Fourth, accept that around 80,000 homes a year will be needed from elsewhere. That means a ‘pluralist’ mixture of tenures with homes for social rent, intermediate rent, private rent and low-cost home ownership.

That was the point that really seemed to chime with Gavin Barwell’s speech last week (now on the DCLG website) when he signalled at least a rhetorical shift away from home ownership at all costs.

‘Some people tell me I should concentrate on building more homes for people to buy. Most people want to own their own home so that should be my focus.

‘Others tell me we just have to accept that many young people in certain parts of the country will never be able to afford to own their own home and I should concentrate on building homes for rent.

‘The truth is we need more homes for sale, more homes for private rent and more sub-market homes for rent.’

However, as Raynsford argues, some of the government’s own policies put that pluralism at risk. The short-term political calculation behind starter homes, for example, means the benefits only go to the initial buyers as opposed to being preserved for more homes for future generations.

He also warns of the dangers of too much power being concentrated in the hands of a small number of housebuilders and housing associations. Countering the growth of ‘oligopolies’ would go with the grain of a market in which self and custom build are growing in popularity.

Fifth, learn the lessons of the post-war new towns. Accept ‘the overwhelmingly powerful case for the designation of a new generation of new communities’. That means confronting the future of the Green Belt rather than giving in to local resistance. Raynsford rightly scorns Brandon Lewis’s instant rubbishing of the winning proposal the Wolfson Prize in 2014 (something he feels was not unconnected to its proximity to David Cameron’s constituency) as a ‘fiasco’ that shows just how hard it will be to get desperately needed new settlements built in the South East.

Sixth, rebuild confidence in our ability to plan. Faith in what planning can achieve is Raynsford’s closing argument. Central government has a role in identifying the country’s needs and areas of strategic growth but the detailed plans must be created at regional and local level to command people’s confidence. That will require both further devolution of power from the centre and a new generation of planners able to shape the future of their areas rather than just respond to short-term pressures of development applications.

Seventh, look at the evidence and drop the ideology.

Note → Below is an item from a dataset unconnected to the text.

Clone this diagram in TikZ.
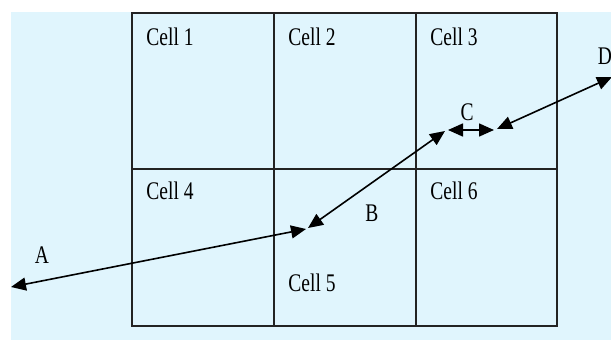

Raynsford argues that’s precisely what the Lyons Report did before the last election only for it to be dead in the water once Labour lost. Instead the Conservatives opted for ‘an ideologically driven approach’ of promoting home ownership and weakening social housing. Reducing the capacity of local authorities and housing associations to build homes could put even more pressure on house prices while loss of social housing in higher value areas will increase polarisation.

Barwell’s first couple of speeches suggest that he gets at least some of this agenda. It’s a promising start from the new minister that at the very least shows a willingness to listen and to make up his own mind. However, there was also one section of his speech that made me wonder whether his predecessor is one of the people he’s listened to:

‘If I have learnt two things from all those conversations over the last two months, they are that there is no silver bullet and to distrust anyone who walks through my door claiming to have found one.’

Raynsford uses exactly the same metaphor and he is quoting from the Lyons Report in arguing that there is ‘not a silver bullet’ to transform the housing supply problem. What we need instead, he says, is sustained investment by the full range of organisations across the public and private sectors.

Some of there arguments will have Barwell sprinting quickly in the opposite direction, especially the one about the Green Belt he campaigned to protect as a Croydon MP, but they are the ones that any housing minister has to confront.

The housing crisis will only be solved by politicians who are prepared to look beyond their short term in office and see the bigger picture. Will the new boy end up as the latest minister to go through the revolving door or does he want to be part of the answer to his own question?